Uncountably many subsets of the natural numbers with certain natural density condition

Question

Are there uncountably many $A_\alpha $ of subsets of $\mathbb{N}$ with the following two properties:

1. Each $A_\alpha$ has positive upper natural density

2. $A_\alpha \cap A_\beta$ is a finite set for $\alpha \neq \beta$

If the answer is no then the next question:

Are there uncountably many $A_\alpha $ of subsets of $\mathbb{N}$ with the following two properties:

1. Each $A_\alpha$ has positive upper natural density

2. $A_\alpha \cap A_\beta$ has zero natural density for $\alpha \neq \beta$

Note: As indicated at this MathSE post, there are uncountably many infinite subsets of $\mathbb{N}$ with pairwise finite intersection.
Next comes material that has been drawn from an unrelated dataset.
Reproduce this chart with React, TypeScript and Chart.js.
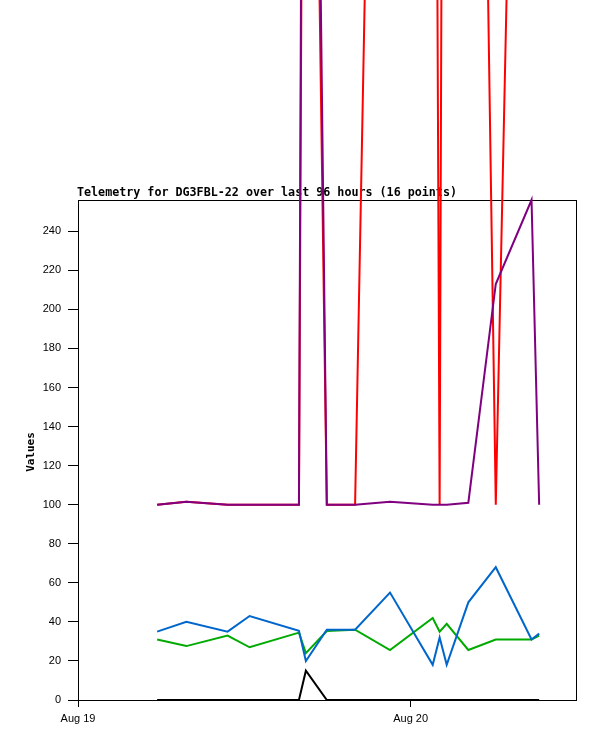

However,
I could not modify the method indicated in the discussion of that post to get an answer to my question.

Answer 1

Amazingly, the answer to the main question is yes. For each $n$ let $I_n = [2^{2^n}, 2^{2^{n+1}})$. Then let $\mathcal{C}$ be an uncountable family of infinite subsets of $\mathbb{N}$ any two of which have finite intersection. For each $B\in \mathcal{C}$ let $B' = \bigcup \{I_n: n \in B\}$. Then $\{B': B \in \mathcal{C}\}$ is the desired family. The point is that if $B$ is any infinite subset of $\mathbb{N}$ then $B'$ has upper density 1.

Edit: or just take $I_n = [n!, (n+1)!)$, so that $\frac{|I_n|}{(n+1)!} = \frac{n}{n+1}$.